The die roll for the next scenario came up with 'Breakthrough Attack', which will make for an interesting game. I need to get my thinking cap on for where and what forces etc, but I enjoy this part and it will also allow me to field some of the 'Big Cats' of Inter-War period. Pretty useless in game terms but they do look great on the table.

Post Game Thoughts
A few days have elapsed since the game, but as always I really enjoyed playing BKCII and especially the AVBCW setting. As usual at the end time to take stock of what worked, what didn't etc:
  • Having the Attackers units automatically arriving on the table didn't feel quite right. I think using the standard Mobile Deployment rules alongside would give a better feel of an amphibious landing. In BKCI they have a Blunder table, which did not appear in BKCII, so i may look at that for future games.
  • By chance when checking something on BKCI, I noticed they had rules for Reserves and Hidden Units, which I had completely forgotten about. I think I need to re-read both BKCI and CWC to piece together rules which appeal to me for my games.
  • For the Defenders I think it would have worked slightly better to have more units deployed on the table at the start of the game, maybe 50% or 2/3. Having less fitted in with my background fluff and the campaign, but game wise it did hamper them a bit when the Attackers really got motoring.
  • Using the Night rules to simulate early morning mist worked well and will try and incorporate them in future games when appropriate. For example they could work to replicate the dust caused by massive artillery bombardments or air attacks in the desert or Russia.
  • The objectives as written for the scenario make it quite easy for the Attacker to get a Major Victory, as he only has to get 25% of his units into the final 1/3 of the table. This is even easier when playing on a 6' x 4' table. In cases such as this I tend to tweak things so that they feel right to me and fit the overall picture of the battle/campaign.
  • For once I actually deployed my mortars and infantry gun so that they could shoot but not be easily spotted and targeted. It's taken me a long time to do this and will I remember next game, God only knows!
  • In contrast, the FAO struggled to get a clear view on the enemy to call in his artillery. Some of that may be down to the fact that I might have forgotten to move him on occasion. One of the downsides of the AVBCW is that you get an awful lot of units in a game which, when playing solo, is hard keep track of.
  • I liked the background fluff of limiting the armour to Light Tanks only. As has been mentioned before, this then makes the T-26 a rather potent fighting machine, but I can't resist having L3/35 tankettes on the table.

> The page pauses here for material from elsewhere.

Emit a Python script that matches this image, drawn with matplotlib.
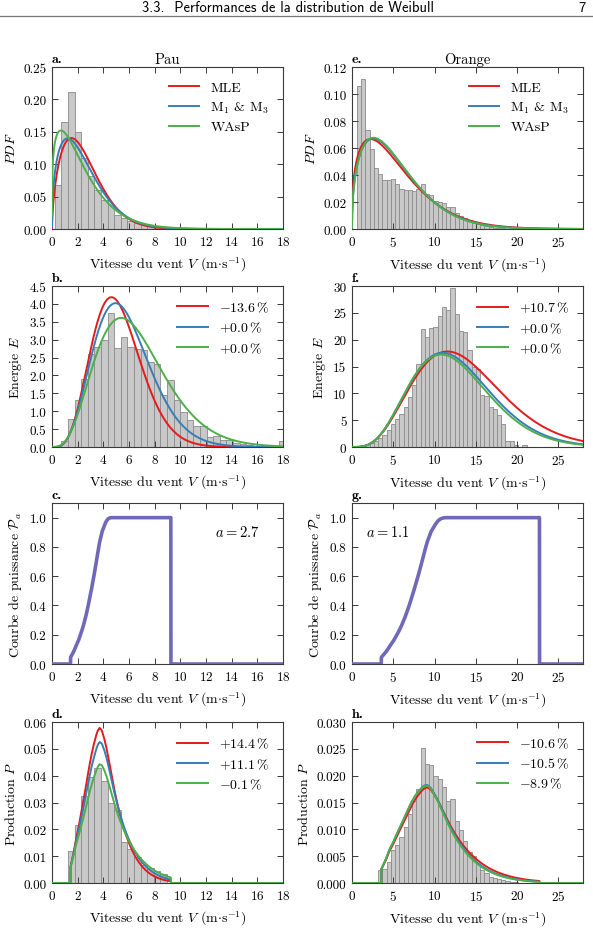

So now it's time to get working on the next instalment of the campaign, which is nice as playing campaigns was one of my objectives for gaming this year. Until next time...


  1. Very good, liked seeing Pz I’s in action. Is 2:1 attacker advantage a typical attack ratio for these rules ?

    1. Hi Norm,
      the ratio varies according to the scenario, so generally equal points, 50% more or 100% more. This advantage is offset by the Defender having access to Field Defences, such as trenches, pill boxes, minefields etc. I tend to tone these down for the AVBCW, in keeping with the setting.

  2. Enjoyed reading your battle report

    Take care


  3. Great read Steve I forgot how much fun AVBCW is, great collection.

    1. Thanks Stu. I think the main attraction of the AVBCW is the fact that you so much freedom in the toys you want/can put on the table. Ditto camo schemes etc. A local show used to have some amazing 28mm AVBCW games demoed, that really were full of eye candy and always had plenty of interest.